Elsewhere, in the cities and suburbs, women will arise. They will see the assaults on their freedom and autonomy clearly. They will take a greater interest in voting locally. So will poor women whose autonomy is denied and whose lives are complicated by having no family-planning clinics within a reasonable radius.

Once Roe is gone and they want to improve their lives, voters everywhere will understand O’Neill’s Law: that all politics is local. Together with wealthier migrants from blue states, they will turn out to vote in greater numbers. They will turn our red and purple states permanently blue, beginning with Georgia, Virginia and even Texas.

This will be Stacey Abrams’ time. That’s why she just announced her second run for governor of Georgia. That’s why she earlier called Joe Manchin’s bluff, agreeing to voter ID in exchange for a watered-down voting rights law.

Abrams knows that scoundrels can go only so far in suppressing other people’s votes. She knows that millions like me, nationwide, will support her efforts with money and labor. If suppressed voters require voter ID, we will help them get the ID cards and pay for them. If suppressors put polling places far away, we will drive voters to the polls or pay for buses to take them. If suppressors concoct long lines and criminalize providing water to those waiting in line, we will buy them backpacks full of water bottles and folding chairs to sit on while waiting.

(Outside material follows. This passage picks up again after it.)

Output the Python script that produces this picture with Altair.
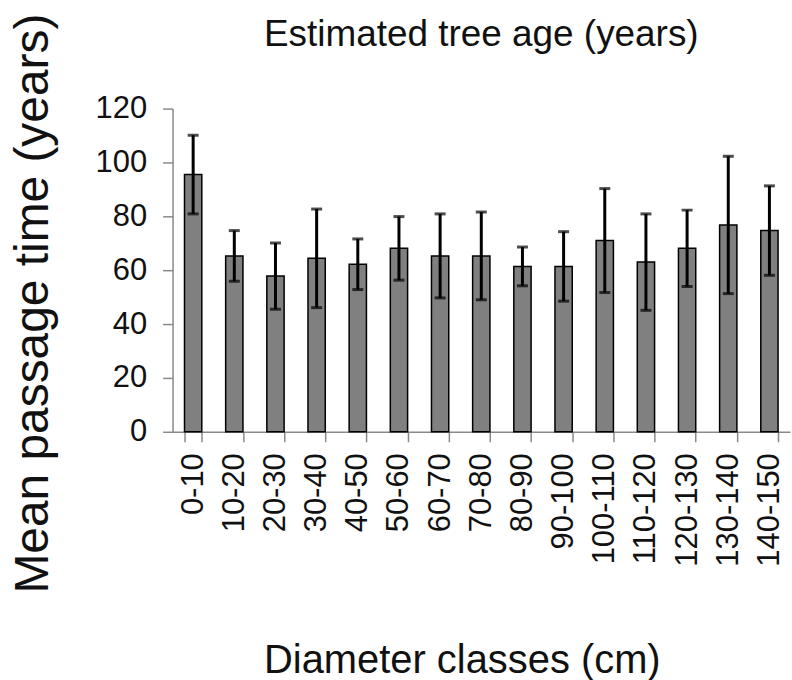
import altair as alt
import pandas as pd

# Diameter classes (cm) and mean passage time per class (years) with error half-widths
classes = ["0-10", "10-20", "20-30", "30-40", "40-50", "50-60", "60-70", "70-80",
           "80-90", "90-100", "100-110", "110-120", "120-130", "130-140", "140-150"]
mean_years = [95.5, 65.3, 57.8, 64.4, 62.2, 68.1, 65.3, 65.3, 61.4, 61.4, 71.0, 63.0, 68.1, 76.8, 74.7]
err_years = [14.6, 9.4, 12.3, 18.3, 9.4, 11.8, 15.6, 16.3, 7.2, 12.9, 19.3, 17.9, 14.2, 25.5, 16.6]

df = pd.DataFrame({"cls": classes, "mean": mean_years, "err": err_years})
df["lo"] = df["mean"] - df["err"]
df["hi"] = df["mean"] + df["err"]

FONT = "Liberation Sans"
AXIS_GREY = "#8a8a8a"

x_enc = alt.X(
    "cls:N",
    sort=classes,
    scale=alt.Scale(paddingInner=0.58, paddingOuter=0.29),
    axis=alt.Axis(
        title="Diameter classes (cm)",
        labelAngle=-90,
        labelFontSize=31,
        labelPadding=11,
        labelColor="#111111",
        titleFontSize=40,
        titleFontWeight="normal",
        titleColor="#111111",
        titleX=290,
        titleY=229,
        titleBaseline="middle",
        tickBand="extent",
        tickSize=10,
        tickColor=AXIS_GREY,
        tickWidth=1.5,
        domainColor=AXIS_GREY,
        domainWidth=1.5,
        grid=False,
    ),
)

y_scale = alt.Scale(domain=[0, 120])

base = alt.Chart(df)

bars = base.mark_bar(fill="#808080", stroke="#000000", strokeWidth=1.5).encode(
    x=x_enc,
    y=alt.Y(
        "mean:Q",
        scale=y_scale,
        axis=alt.Axis(
            title="Mean passage time (years)",
            values=[0, 20, 40, 60, 80, 100, 120],
            labelFontSize=31,
            labelColor="#111111",
            labelPadding=16,
            titleFontSize=48,
            titleFontWeight="normal",
            titleColor="#111111",
            titleX=-139,
            titleY=195,
            titleBaseline="middle",
            tickSize=10,
            tickColor=AXIS_GREY,
            tickWidth=1.5,
            domainColor=AXIS_GREY,
            domainWidth=1.5,
            grid=False,
        ),
    ),
)

stems = base.mark_rule(color="#000000", strokeWidth=3).encode(
    x=alt.X("cls:N", sort=classes),
    y="lo:Q",
    y2="hi:Q",
)

caps_hi = base.mark_tick(color="#000000", thickness=3, size=11).encode(
    x=alt.X("cls:N", sort=classes),
    y="hi:Q",
)
caps_lo = base.mark_tick(color="#000000", thickness=3, size=11).encode(
    x=alt.X("cls:N", sort=classes),
    y="lo:Q",
)

chart = (
    alt.layer(bars, stems, caps_hi, caps_lo)
    .properties(
        width=619,
        height=324,
        padding={"left": 9, "top": 12, "right": 2, "bottom": 5},
        title=alt.TitleParams(
            "Estimated tree age (years)",
            fontSize=37,
            fontWeight="normal",
            color="#111111",
            anchor="middle",
            offset=-41,
        ),
    )
    .configure(font=FONT)
    .configure_view(stroke=None)
)

chart.save("out.html", embed_options={"renderer": "svg", "actions": False})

Democracy delayed is democracy denied. A century and a half since the Civil War is quite enough delay. So we, together with migrants from the north and west, will bring democracy to the hinterlands. We will do so while the poor, deluded folk—those who worry only about “killing babies” because they can’t understand how the oligarchs are quite legally stealing everything—are lulled to sleep. The undoing of Roe will be their lullaby.